I can tell you that asking for a different teacher is generally not the right answer, because almost all teachers use group punishment when too many kids are not behaving.  In fact, I don't think my kids' have had a single teacher that doesn't use group punishment.  To find out why, I have asked several teachers in the past why they use group punishment instead of calling out the inappropriately behaving kids.  The answers vary, but the top four answers run along the lines of:

  1. the entire class was misbehaving as far as the teacher could see,
  2. they don't have the time to stop and punish only the misbehaving kids, 
  3. they don't know which child or children acted with unacceptable behavior,
  4. or they are trying to use peer pressure to enforce good behavior.
The first reason is the only one that makes sense to me.  If all but one or two children in a class are misbehaving, I completely understand why a teacher would punish the class.  After all, teachers are human, and it's entirely possible for them to miss seeing the one or two behaving children.

As for the second reason, I have trouble believing that a teacher has time to explain a group punishment, but not the time to discipline problem children.  If  a child is such a problem that the teacher needs to speak with that child too much, it seems to me that the problem falls into a different discipline domain.

Reason three almost makes sense, until you extrapolate the logic into adult life.  If someone hits a parked car and drives away, the police don't remove everyone's driving privileges for the rest of the day.  If someone loses a library book, the librarians don't close down the library.  I can provide more examples, but I assume you get the point.  Just because the teacher doesn't know who did the offense does not give her the right to punish everyone.  
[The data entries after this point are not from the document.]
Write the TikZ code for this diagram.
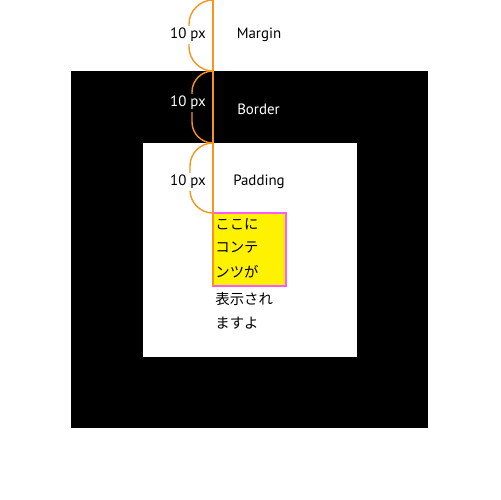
\documentclass[tikz,border=0pt]{standalone}
\usepackage{fontspec}
\setmainfont{PT Sans}
\newfontfamily\jpfont{Noto Sans CJK JP}
\usetikzlibrary{positioning}
\definecolor{guide}{RGB}{247,148,30}
\definecolor{pinkline}{RGB}{255,90,255}

\begin{document}
\begin{tikzpicture}[
    x=0.02cm, y=-0.02cm,
    lbl/.style={font=\fontsize{8.5}{10}\selectfont,inner xsep=1pt,inner ysep=1.5pt},
    brace/.style={draw=guide,line width=0.8pt},
    contentbox/.style={draw=pinkline,fill=yellow,line width=0.8pt},
    jp/.style={font=\jpfont\fontsize{8.2}{10}\selectfont,inner sep=0pt,anchor=west}
]
\useasboundingbox (0,0) rectangle (500,500);

% Boxes
\fill[black] (71,71) rectangle (428,428);
\fill[white] (143,143) rectangle (357,357);
\draw[contentbox] (213,213) rectangle (286,286);

% Guide points
\coordinate (m0) at (213,0);
\coordinate (m1) at (213,71);
\coordinate (m2) at (213,143);
\coordinate (m3) at (213,213);
\coordinate (c0) at (213,286);

% Guide line and braces
\draw[brace] (m0) -- (c0);
\draw[brace] (m0) .. controls +(-13,0) and +(0,-13) .. ++(-24,24) -- ++(0,23)
    .. controls +(0,13) and +(-13,0) .. (m1);
\draw[brace] (m1) .. controls +(-11.6,0) and +(0,-11.6) .. ++(-21,21) -- ++(0,30)
    .. controls +(0,11.6) and +(-11.6,0) .. (m2);
\draw[brace] (m2) .. controls +(-12.7,0) and +(0,-12.7) .. ++(-23,23) -- ++(0,24)
    .. controls +(0,12.7) and +(-12.7,0) .. (m3);

% Labels
\node[lbl,fill=white] (px1) at (188,35) {10 px};
\node[lbl] (margin) at (259,35) {Margin};
\node[lbl,fill=black,text=white] (px2) at (188,103) {10 px};
\node[lbl,text=white] (border) at (258.5,109) {Border};
\node[lbl,fill=white] (px3) at (188,182) {10 px};
\node[lbl] (padding) at (259,182) {Padding};

% Content text
\node[jp] (t1) at (215,224) {ここに};
\node[jp] (t2) at (215,248) {コンテ};
\node[jp] (t3) at (215,272) {ンツが};
\node[jp] (t4) at (215,299) {表示され};
\node[jp] (t5) at (215,323) {ますよ};

\end{tikzpicture}
\end{document}
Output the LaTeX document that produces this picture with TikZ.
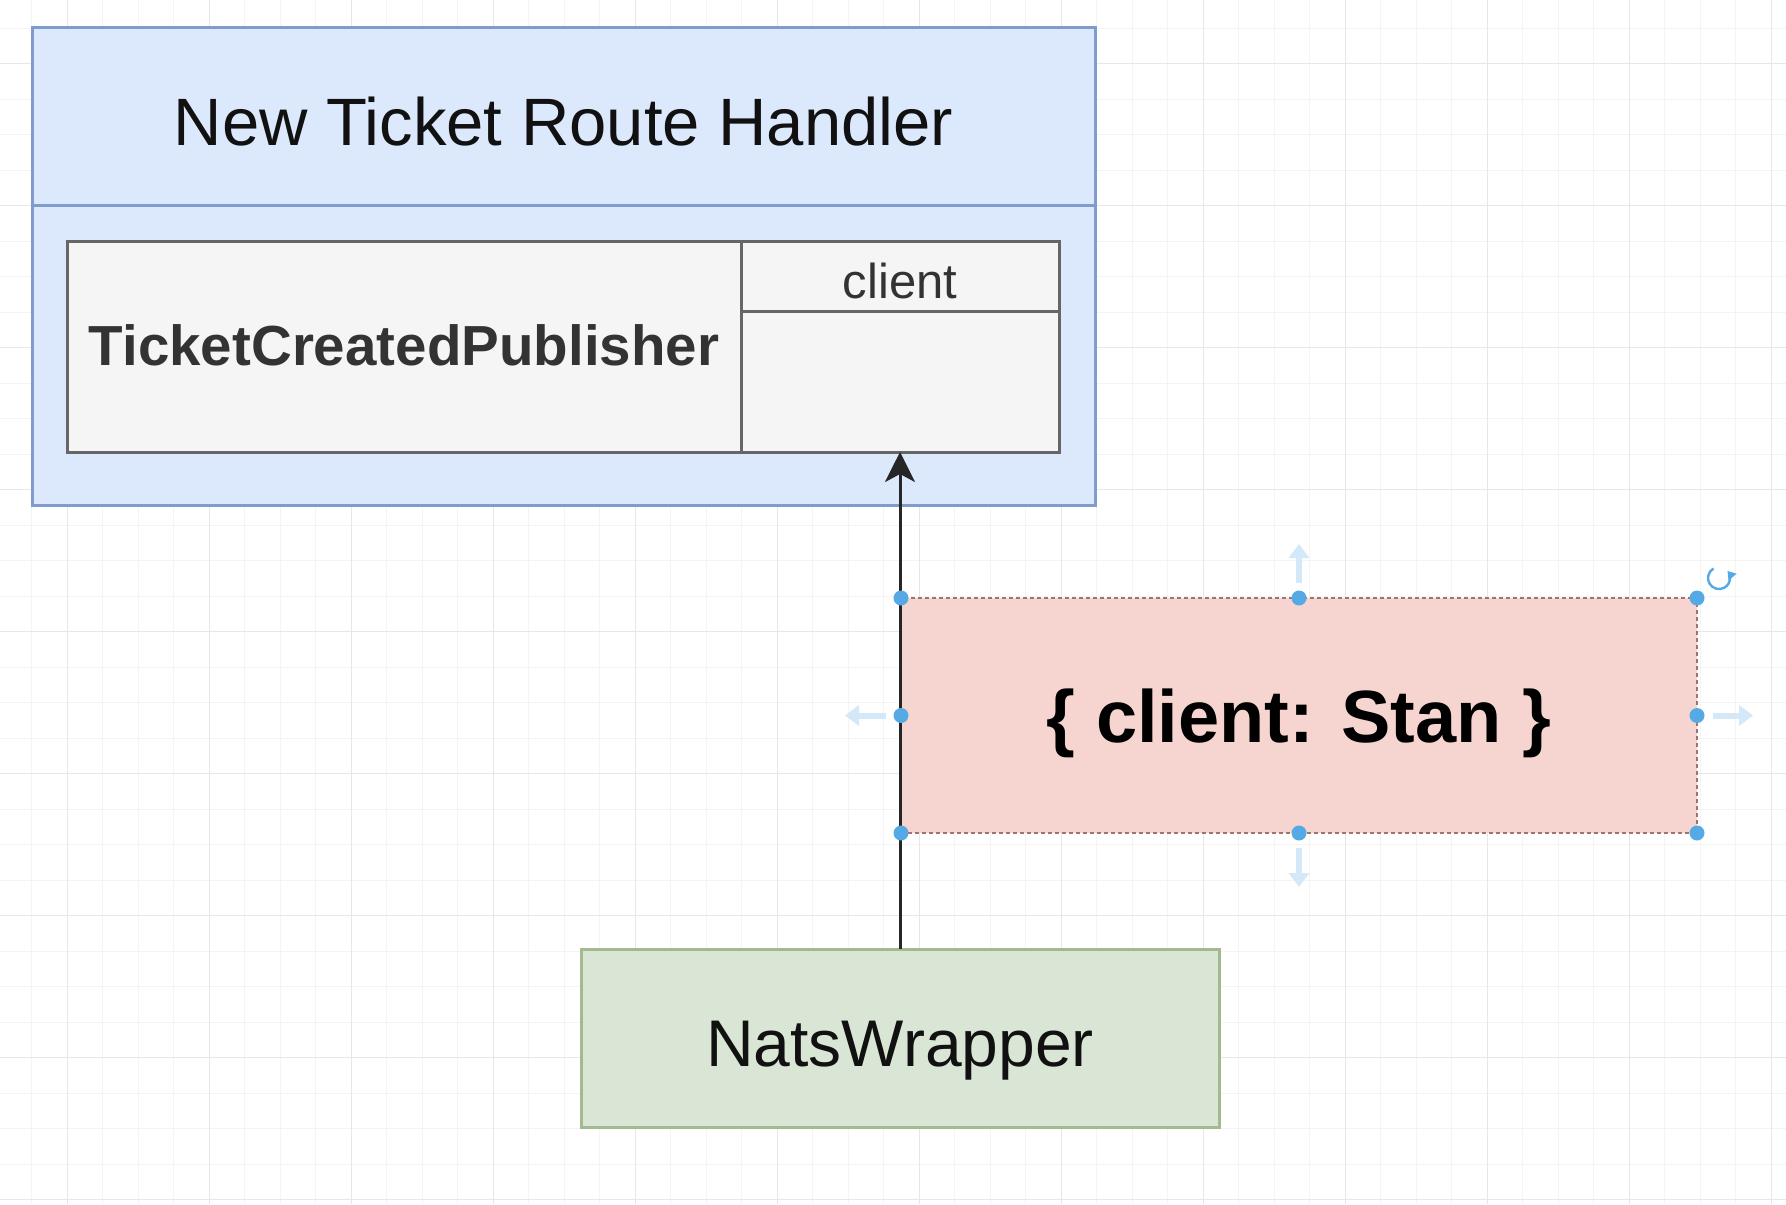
\documentclass[tikz,border=0pt]{standalone}
\usepackage{fontspec}
\setmainfont{Liberation Sans}
\usetikzlibrary{arrows.meta}
\definecolor{bluefill}{HTML}{DCE8FB}
\definecolor{bluedraw}{HTML}{7F9CCC}
\definecolor{grayfill}{HTML}{F5F5F5}
\definecolor{graydraw}{HTML}{666666}
\definecolor{redfill}{HTML}{F6D5D0}
\definecolor{reddraw}{HTML}{A07270}
\definecolor{greenfill}{HTML}{DAE6D5}
\definecolor{greendraw}{HTML}{A3BA90}
\definecolor{gridminor}{HTML}{F4F4F5}
\definecolor{gridmajor}{HTML}{E6E7E9}
\definecolor{selblue}{HTML}{55AAE6}
\definecolor{hoverblue}{HTML}{D3E8F8}
\definecolor{txtgray}{HTML}{333333}
\definecolor{txtdark}{HTML}{111111}
\tikzset{
  boxbase/.style={inner sep=0pt, outer sep=0pt, line width=1.5pt},
  bluebox/.style={boxbase, draw=bluedraw, fill=bluefill},
  graybox/.style={boxbase, draw=graydraw, fill=grayfill},
  redbox/.style={boxbase, fill=redfill, draw=reddraw, line width=1.1pt, dash pattern=on 2pt off 1.5pt},
  greenbox/.style={boxbase, draw=greendraw, fill=greenfill},
  conn/.style={draw=black!85, line width=1.5pt, -{Stealth[length=15pt,width=15pt,inset=4pt]}},
  handle/.style={fill=selblue, draw=none},
  hover/.style={draw=hoverblue, line width=3pt, -{Triangle[length=7pt,width=10pt]}},
  txt/.style={inner sep=0pt}
}
\begin{document}
\begin{tikzpicture}[x=0.5pt,y=-0.5pt]
\useasboundingbox (0,0) rectangle (1786,1204);
\fill[white] (0,0) rectangle (1786,1204);
% grid
\foreach \i in {-1,...,50} {
  \pgfmathsetmacro\xx{31.75+35.5*\i}
  \draw[gridminor, line width=0.5pt] (\xx,0) -- (\xx,1204);
}
\foreach \i in {-1,...,34} {
  \pgfmathsetmacro\yy{28.25+35.5*\i}
  \draw[gridminor, line width=0.5pt] (0,\yy) -- (1786,\yy);
}
\foreach \i in {-1,...,12} {
  \pgfmathsetmacro\xx{67.25+142*\i}
  \draw[gridmajor, line width=0.6pt] (\xx,0) -- (\xx,1204);
}
\foreach \i in {-1,...,8} {
  \pgfmathsetmacro\yy{63.75+142*\i}
  \draw[gridmajor, line width=0.6pt] (0,\yy) -- (1786,\yy);
}

% outer route handler container
\node[bluebox, minimum width=531.5pt, minimum height=238.5pt] (outer) at (563.5,266.5) {};
\coordinate (hdrL) at (32,205);
\coordinate (hdrR) at (1095,205);
\draw[bluedraw, line width=1.5pt] (hdrL) -- (hdrR);
\node[txt, text=txtdark, font=\fontsize{33.5}{40}\selectfont] (title) at (563.5,122) {New Ticket Route Handler};

% publisher
\node[graybox, minimum width=337pt, minimum height=105.5pt] (pub) at (404,346.5) {};
\node[txt, text=txtgray, font=\fontsize{28.25}{34}\selectfont\bfseries] (pubtxt) at (404,345.5) {TicketCreatedPublisher};
\node[graybox, minimum width=159pt, minimum height=105.5pt] (rcell) at (900,346.5) {};
\coordinate (rowL) at (741,311);
\coordinate (rowR) at (1059,311);
\draw[graydraw, line width=1.5pt] (rowL) -- (rowR);
\node[txt, text=txtgray, font=\fontsize{24.5}{30}\selectfont] (clienttxt) at (900,281) {client};

% red selected box
\node[redbox, minimum width=398pt, minimum height=117.5pt] (stan) at (1299,715.5) {};
\node[txt, text=black, font=\fontsize{37}{44}\selectfont\bfseries] (stantxt) at (1299,723) {\{ client: Stan \}};

% green box
\node[greenbox, minimum width=319pt, minimum height=89pt] (nats) at (900,1038) {};
\node[txt, text=txtdark, font=\fontsize{33}{40}\selectfont] (natstxt) at (900,1051) {NatsWrapper};

% connector
\draw[conn] (nats.north) -- (rcell.south);

% selection handles
\foreach \p in {north west,north,north east,west,east,south west,south,south east} {
  \fill[handle] (stan.\p) circle[radius=7.5];
}
% hover arrows
\coordinate (hvT0) at (1299,583); \coordinate (hvT1) at (1299,544);
\coordinate (hvB0) at (1299,848); \coordinate (hvB1) at (1299,887);
\coordinate (hvL0) at (886,715.5); \coordinate (hvL1) at (845,715.5);
\coordinate (hvR0) at (1713,715.5); \coordinate (hvR1) at (1753,715.5);
\draw[hover] (hvT0) -- (hvT1);
\draw[hover] (hvB0) -- (hvB1);
\draw[hover] (hvL0) -- (hvL1);
\draw[hover] (hvR0) -- (hvR1);
% rotate icon
\coordinate (rot) at (1719,578);
\draw[selblue, line width=1.2pt, -{Triangle[length=4pt,width=5pt]}] ([shift={(-5.5,-9.5)}]rot) arc[start angle=240, end angle=-40, radius=11];
\end{tikzpicture}
\end{document}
And peer pressure?  We parents spend an extraordinary amount of time and energy trying to make our children resistant to peer pressure, so that they don't do anything simply because someone told them to.  And now you want to use that pressure to enforce discipline?  Besides, to parents reason three sounds as if the teacher is being lazy, trying to pass off the discipline to the other children.  

What I wish teachers knew was how damaging group punishment can be.  To subject a behaving child to group punishment on a regular basis generates feelings of frustration and anger in that child towards the teacher, not towards the misbehaving students.  Children and parents start to view teachers who regularly use group punishment with less respect, since group punishment is not respectful to the behaving students.   Since students view group punishment as inherently unfair, if one kid tries to stop the group punishment by telling the teacher who was misbehaving, the other children tend to gang up against the "tattle-tale" and against the teacher. 

 In the end, if the choice is between punishing everyone or no one, the proper choice is no one.